Andy Gayle

Personal information
- Full name: Andrew Gayle
- Date of birth: 19 September 1970 (age 54)
- Place of birth: Manchester, England
- Position(s): Striker

Senior career*
- Years: Team / Apps / (Gls)
- 1988–1989: Oldham Athletic / 1 / (0)
- 1989–????: Crewe Alexandra / 1 / (0)
- Bury / 0 / (0)
- Horwich RMI
- Naxxar Lions
- Horwich RMI
- Stalybridge Celtic
- Accrington Stanley
- Horwich RMI
- Ashton United
- Flixton
- Witton Albion
- Chorley
- Oldham Town
- ????–2000: Nantwich Town
- 2000: Rossendale United
- 2000: St Helens Town
- 2000–2002: Mossley
- 2003: Winsford United
- 2003–????: Abbey Hey
- Rossendale United

= Andy Gayle =

English footballer and coach (born 1970)

Andrew Gayle (born 19 September 1970) is an English former professional footballer. He played in The Football League for Oldham Athletic and Crewe Alexandra. He is assistant coach of Rossendale United.

Gayle was a trainee with Oldham Athletic and played once in the league for them during the 1988–89 season. He joined Crewe Alexandra, but again played just once. He had spell with Bury without playing in the league before dropping out of The Football League on joining Horwich RMI. He had a spell in Malta with Naxxar Lions before returning to Horwich. He subsequently played for Stalybridge Celtic, Accrington Stanley, Horwich (for a third time), Ashton United, Flixton, Witton Albion, Chorley and Oldham Town before joining Nantwich Town. He scored over 30 times in the 1999–2000 season and signed for Rossendale United in the 2000 close-season.

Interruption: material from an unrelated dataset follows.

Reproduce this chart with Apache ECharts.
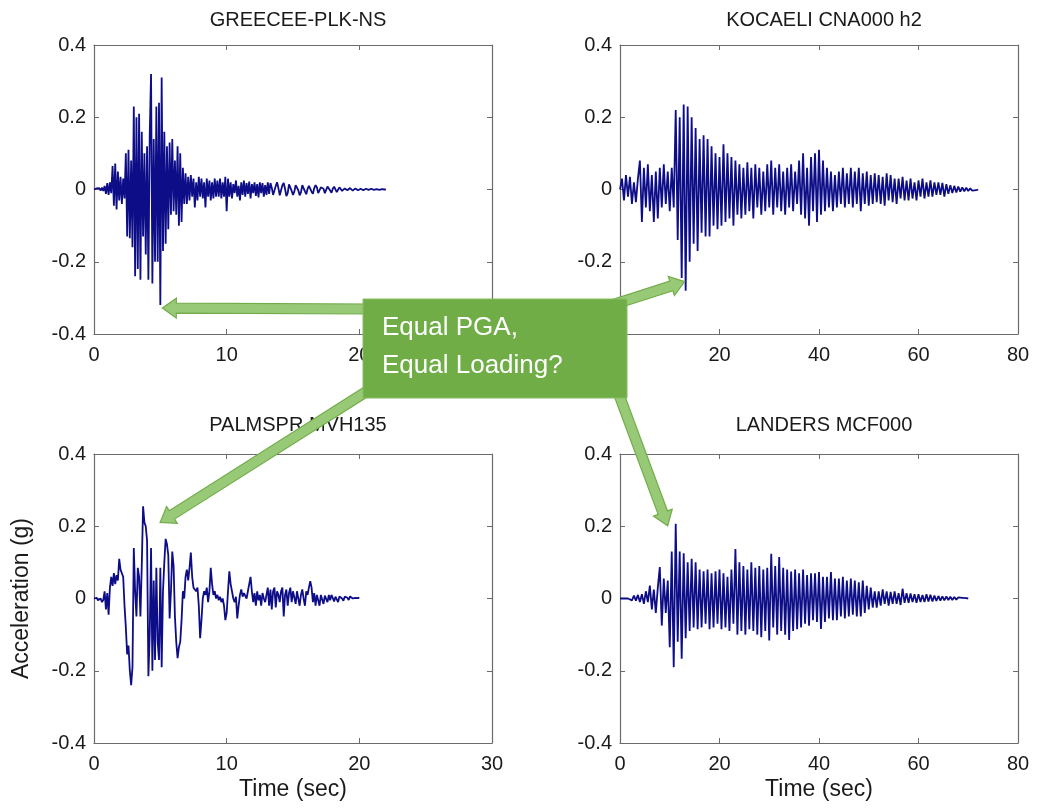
<!DOCTYPE html>
<html>
<head>
<meta charset="utf-8">
<script src="https://cdn.jsdelivr.net/npm/echarts@6/dist/echarts.min.js"></script>
<style>
  html, body { margin: 0; padding: 0; background: #fff; }
  #main { width: 1037px; height: 808px; }
</style>
</head>
<body>
<div id="main"></div>
<script>
// sample step (sec) of each record, values in g
var greeceDt = 0.1;
var greeceAcc = [
    0, 0, 0.003, -0.002, 0.004, -0.003, 0.005, -0.004,
    0.01, -0.012, 0.018, -0.015, 0.02, -0.01,
    0.065, -0.045, 0.072, -0.055, 0.05, -0.03,
    0.035, -0.04, 0.03, -0.025,
    0.1, -0.13, 0.11, -0.135, 0.08,
    -0.16, 0.23, -0.24, 0.2, -0.22,
    0.21, -0.25, 0.16, -0.13, 0.1,
    -0.18, 0.12, -0.25, 0.15,
    0.32, -0.26, 0.14, -0.2, 0.23,
    -0.2, 0.24, -0.32, 0.31, -0.17,
    0.16, -0.15, 0.12, -0.11, 0.13,
    -0.07, 0.14, -0.06, 0.08, -0.07,
    0.12, -0.1, 0.1, -0.09, 0.06,
    -0.04, 0.045, -0.04, 0.035, -0.03,
    0.04, -0.02, 0.03, -0.05, 0.02,
    -0.03, 0.035, -0.02, 0.03, -0.025,
    0.02, -0.05, 0.03, -0.02, 0.025,
    -0.03, 0.02, -0.025, 0.03, -0.02,
    0.025, -0.02, 0.03, -0.025, 0.02,
    -0.02, 0.035, -0.06, 0.03, -0.02,
    0.02, -0.025, 0.015, -0.01, 0.025, -0.02, 0.01, -0.03, 0.02, -0.015,
    0.025, -0.02, 0.018, -0.012, 0.022, -0.025, 0.015, -0.01, 0.02, -0.018,
    0.015, -0.022, 0.02, -0.01, 0.018, -0.02, 0.012, -0.015, 0.02, -0.012,
    0.018, 0.005, -0.015, -0.018, 0.01, 0.02, 0.004, -0.016, -0.012, 0.012,
    0.018, 0.002, -0.018, -0.01, 0.014, 0.016, -0.004, -0.015, -0.006, 0.012,
    0.015, -0.002, -0.016, -0.008, 0.012, 0.014, -0.005, -0.013, 0.002, 0.01,
    0.012, -0.006, -0.012, 0.004, 0.012, 0.006, -0.01, -0.01, 0.006, 0.011,
    0.002, -0.01, -0.006, 0.008, 0.009, -0.003, -0.009, 0.002, 0.008, 0.004,
    -0.007, -0.005, 0.006, 0.007, -0.004, -0.007, 0.003, 0.006, -0.002, -0.005,
    0.004, 0.005, -0.003, -0.005, 0.003, 0.004, -0.002, -0.004, 0.002, 0.003,
    -0.002, -0.003, 0.002, 0.003, -0.001, -0.002, 0.002, 0.002, -0.001, -0.001,
    0.001, 0.001, -0.001, 0, 0.001, 0, 0, 0
];

var kocaeliDt = 0.4;
var kocaeliAcc = [
    0.0, 0.03, -0.03, 0.04, -0.02, 0.035, -0.04, 0.02, -0.035, 0.03,
    0.08, -0.09, 0.06, -0.05, 0.07, -0.06, 0.04, -0.09, 0.05, -0.08,
    0.06, -0.05, 0.07, -0.04, 0.05, -0.06, 0.06, -0.05, 0.22, -0.14,
    0.2, -0.245, 0.235, -0.28, 0.23, -0.2, 0.2, -0.15, 0.17, -0.17,
    0.14, -0.12, 0.15, -0.13, 0.14, -0.13, 0.12, -0.1, 0.1, -0.11,
    0.09, -0.1, 0.125, -0.09, 0.1, -0.08, 0.09, -0.1, 0.08, -0.07,
    0.07, -0.08, 0.06, -0.07, 0.075, -0.06, 0.06, -0.08, 0.07, -0.05,
    0.06, -0.07, 0.05, -0.06, 0.07, -0.05, 0.08, -0.07, 0.06, -0.05,
    0.07, -0.06, 0.05, -0.07, 0.06, -0.05, 0.07, -0.06, 0.05, -0.04,
    0.08, -0.07, 0.1, -0.08, 0.06, -0.1, 0.09, -0.06, 0.1, -0.09,
    0.11, -0.07, 0.08, -0.06, 0.06, -0.05, 0.05, -0.06, 0.04, -0.05,
    0.05, -0.04, 0.06, -0.05, 0.045, -0.04, 0.06, -0.05, 0.05, -0.04,
    0.06, -0.06, 0.045, -0.04, 0.05, -0.045, 0.04, -0.04, 0.045, -0.035,
    0.04, -0.04, 0.035, -0.045, 0.045, -0.03, 0.04, -0.035, 0.03, -0.04,
    0.03, -0.025, 0.035, -0.03, 0.025, -0.03, 0.03, -0.025, 0.02, -0.03,
    0.025, -0.02, 0.03, -0.025, 0.02, -0.02, 0.025, -0.02, 0.02, -0.015,
    0.02, -0.015, 0.018, -0.02, 0.015, -0.012, 0.012, -0.01, 0.01, -0.008,
    0.008, -0.006, 0.006, -0.005, 0.005, -0.004, 0.003, -0.003, 0.002, -0.002,
    0.0
];

var palmsprDt = 0.1;
var palmsprAcc = [
    0, 0, 0.002, -0.005, -0.008, 0.0, -0.01, -0.004, 0.02, -0.03,
    0.015, -0.045, 0.03, 0.06, 0.035, 0.07, 0.04, 0.065, 0.05, 0.11,
    0.08, 0.07, 0.06, -0.02, -0.08, -0.155, -0.13, -0.2, -0.24, -0.19,
    0.14, 0.02, -0.05, 0.085, 0.06, -0.05, 0.09, 0.255, 0.21, 0.2,
    0.16, -0.215, -0.1, 0.14, -0.2, 0.05, -0.17, 0.085, -0.12, -0.17,
    0.085, -0.19, 0.02, 0.1, 0.165, 0.15, 0.12, -0.055, 0.02, 0.13,
    0.09, -0.05, -0.12, -0.165, -0.135, -0.12, -0.06, 0.02, 0.0, 0.06,
    0.08, 0.05, 0.085, 0.127, 0.06, 0.03, 0.035, 0.02, 0.03, -0.02,
    -0.11, -0.06, 0.0, 0.02, 0.01, 0.03, -0.01, 0.02, 0.085, 0.04,
    0.01, 0.02, 0.0, 0.01, -0.005, 0.005, -0.01, 0.0, -0.02, -0.06,
    -0.04, 0.02, 0.075, 0.04, 0.02, 0.0, -0.01, 0.005, -0.055, -0.02,
    0.01, 0.025, 0.005, 0.015, 0.01, 0.0, 0.02, 0.015, 0.06, 0.02,
    -0.01, 0.015, -0.02, 0.02, -0.005, 0.01, -0.02, 0.015, 0.0, -0.01,
    0.01, 0.03, -0.02, 0.025, -0.03, 0.02, 0.03, -0.025, 0.02, 0.01,
    -0.01, 0.02, 0.03, -0.05, 0.01, 0.025, -0.02, 0.015, 0.03, -0.01,
    0.02, 0.025, -0.015, 0.02, 0.015, -0.02, 0.01, 0.025, 0.0, -0.02,
    0.02, 0.01, 0.03, 0.048, 0.03, -0.01, 0.015, -0.02, 0.01, 0.005,
    -0.02, 0.01, 0.015, -0.015, 0.008, 0.012, -0.01, 0.01, -0.005, 0.01,
    0.012, -0.008, 0.005, 0.01, -0.01, 0.006, 0.008, 0.0, -0.006, 0.005,
    0.008, 0.002, -0.004, 0.006, 0.004, 0.0, 0.005, 0.002, 0.004, 0.001,
    0.003
];

var landersDt = 0.4;
var landersAcc = [
    0, 0, 0, 0, 0, 0.005, -0.005, 0.008, -0.006, 0.01,
    -0.01, 0.012, -0.015, 0.02, -0.01, 0.036, -0.03, 0.025, -0.04, 0.03,
    0.087, -0.075, 0.055, -0.04, 0.05, -0.135, 0.13, -0.19, 0.207, -0.12,
    0.13, -0.167, 0.125, -0.11, 0.1, -0.09, 0.11, -0.08, 0.1, -0.085,
    0.08, -0.08, 0.075, -0.07, 0.08, -0.085, 0.07, -0.08, 0.075, -0.07,
    0.08, -0.085, 0.07, -0.08, 0.06, -0.09, 0.08, -0.07, 0.137, -0.1,
    0.1, -0.09, 0.09, -0.1, 0.08, -0.085, 0.1, -0.09, 0.085, -0.1,
    0.09, -0.107, 0.08, -0.09, 0.085, -0.116, 0.124, -0.08, 0.09, -0.1,
    0.115, -0.09, 0.085, -0.1, 0.08, -0.115, 0.075, -0.09, 0.08, -0.085,
    0.07, -0.08, 0.08, -0.07, 0.065, -0.075, 0.07, -0.06, 0.07, -0.065,
    0.073, -0.084, 0.06, -0.065, 0.06, -0.055, 0.073, -0.06, 0.055, -0.06,
    0.055, -0.05, 0.06, -0.055, 0.05, -0.05, 0.055, -0.045, 0.05, -0.05,
    0.045, -0.05, 0.05, -0.04, 0.035, -0.03, 0.03, -0.025, 0.02, -0.025,
    0.02, -0.02, 0.025, -0.015, 0.02, -0.02, 0.018, -0.015, 0.02, -0.015,
    0.015, -0.018, 0.027, -0.012, 0.015, -0.012, 0.014, -0.01, 0.012, -0.012,
    0.012, -0.01, 0.01, -0.01, 0.012, -0.008, 0.01, -0.008, 0.008, -0.007,
    0.007, -0.006, 0.006, -0.005, 0.006, -0.004, 0.005, -0.004, 0.004, -0.003,
    0.003, -0.002, 0.002, -0.001, 0.001, 0
];

var titles = ['GREECEE-PLK-NS', 'KOCAELI CNA000 h2', 'PALMSPR MVH135', 'LANDERS MCF000'];
var xMax = [30, 80, 30, 80];
var xStep = [10, 20, 10, 20];
var records = [[greeceAcc, greeceDt], [kocaeliAcc, kocaeliDt], [palmsprAcc, palmsprDt], [landersAcc, landersDt]];

// peak points the green arrows point at  [time, acc]
var pgaPoints = [[5.0, -0.32], [13.2, -0.28], [3.7, 0.255], [11.2, 0.207]];

var dom = document.getElementById('main');
var myChart = echarts.init(dom);

var fontName = '"Liberation Sans", Arial, sans-serif';
var lineCol = '#6b6b6b';
var textCol = '#1a1a1a';

var gridPos = [
    { left: 94, top: 45, titleTop: 5 },
    { left: 620, top: 45, titleTop: 5 },
    { left: 94, top: 454, titleTop: 410 },
    { left: 620, top: 454, titleTop: 410 }
];

function toXY(acc, dt) {
    return acc.map(function (v, i) {
        return [Math.round(i * dt * 100) / 100, v];
    });
}

// frame axis: line + inward ticks, labels only on bottom/left
function frameAxis(gridIndex, pos, min, max, step, withLabels) {
    return {
        type: 'value', gridIndex: gridIndex, position: pos,
        min: min, max: max, interval: step,
        axisLine: { show: true, onZero: false, lineStyle: { color: lineCol, width: 1.2 } },
        axisTick: { inside: true, length: 5, lineStyle: { color: lineCol } },
        axisLabel: withLabels
            ? { color: textCol, fontFamily: fontName, fontSize: 20, margin: (pos === 'bottom' ? 11 : 8) }
            : { show: false },
        splitLine: { show: false }
    };
}

var grids = [], xAxes = [], yAxes = [], series = [], titleList = [];
for (var i = 0; i < 4; i++) {
    grids.push({ left: gridPos[i].left, top: gridPos[i].top, width: 398, height: 289, show: false });
    titleList.push({
        text: titles[i],
        left: gridPos[i].left + 199,
        top: gridPos[i].titleTop,
        textAlign: 'center',
        textStyle: { fontFamily: fontName, fontSize: 20, fontWeight: 'normal', color: textCol }
    });
    var bottomX = frameAxis(i, 'bottom', 0, xMax[i], xStep[i], true);
    if (i >= 2) {
        bottomX.name = 'Time (sec)';
        bottomX.nameLocation = 'middle';
        bottomX.nameGap = 35;
        bottomX.nameTextStyle = { color: textCol, fontFamily: fontName, fontSize: 23 };
    }
    xAxes.push(bottomX);
    xAxes.push(frameAxis(i, 'top', 0, xMax[i], xStep[i], false));
    var leftY = frameAxis(i, 'left', -0.4, 0.4, 0.2, true);
    if (i === 2) {
        leftY.name = 'Acceleration (g)';
        leftY.nameLocation = 'middle';
        leftY.nameGap = 61;
        leftY.nameTextStyle = { color: textCol, fontFamily: fontName, fontSize: 23 };
    }
    yAxes.push(leftY);
    yAxes.push(frameAxis(i, 'right', -0.4, 0.4, 0.2, false));
    series.push({
        type: 'line',
        xAxisIndex: i * 2,
        yAxisIndex: i * 2,
        showSymbol: false,
        animation: false,
        lineStyle: { color: '#0d0d88', width: 1.8 },
        data: toXY(records[i][0], records[i][1])
    });
}

var option = {
    backgroundColor: '#fff',
    animation: false,
    title: titleList,
    grid: grids,
    xAxis: xAxes,
    yAxis: yAxes,
    series: series
};
myChart.setOption(option);

// block arrow polygon from tail to tip
function arrowShape(x0, y0, x1, y1) {
    var dx = x1 - x0, dy = y1 - y0;
    var len = Math.sqrt(dx * dx + dy * dy);
    var ux = dx / len, uy = dy / len;
    var nx = -uy, ny = ux;
    var sw = 5, hw = 10, hl = 14;
    var bx = x1 - ux * hl, by = y1 - uy * hl;
    return [
        [x0 + nx * sw, y0 + ny * sw],
        [bx + nx * sw, by + ny * sw],
        [bx + nx * hw, by + ny * hw],
        [x1, y1],
        [bx - nx * hw, by - ny * hw],
        [bx - nx * sw, by - ny * sw],
        [x0 - nx * sw, y0 - ny * sw]
    ];
}

var tails = [[372, 309], [612, 305], [372, 388], [618, 392]];
var tipOffset = [[2, 3], [-1, -9], [17, 16], [-8, 2]];
var graphics = [];
for (var k = 0; k < 4; k++) {
    var p = myChart.convertToPixel({ seriesIndex: k }, pgaPoints[k]);
    var tip = [p[0] + tipOffset[k][0], p[1] + tipOffset[k][1]];
    graphics.push({
        type: 'polygon',
        z: 100,
        shape: { points: arrowShape(tails[k][0], tails[k][1], tip[0], tip[1]) },
        style: { fill: '#98c977', stroke: '#72ad4a', lineWidth: 1.2 }
    });
}
graphics.push({
    type: 'rect',
    z: 101,
    shape: { x: 363, y: 299, width: 264, height: 99 },
    style: { fill: '#70ad47', stroke: '#86bd62', lineWidth: 1 }
});
graphics.push({
    type: 'text',
    z: 102,
    style: { text: 'Equal PGA,', x: 382, y: 328, fill: '#fff', font: '26px ' + fontName, verticalAlign: 'middle' }
});
graphics.push({
    type: 'text',
    z: 102,
    style: { text: 'Equal Loading?', x: 382, y: 366, fill: '#fff', font: '26px ' + fontName, verticalAlign: 'middle' }
});
myChart.setOption({ graphic: graphics });

window.addEventListener('resize', function () {
    myChart.resize();
});
</script>
</body>
</html>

However, he quit Rossendale in October 2000 to join St Helens Town as a protest at the sacking of Rossendale manager Micky Graham.

He stayed just a month with St Helens, joining Mossley in November 2000.

In March 2003 he signed for Winsford United and in July 2003 joined Abbey Hey.

He later became a coach with Rossendale United where he was reported to be also working as a taxicab driver.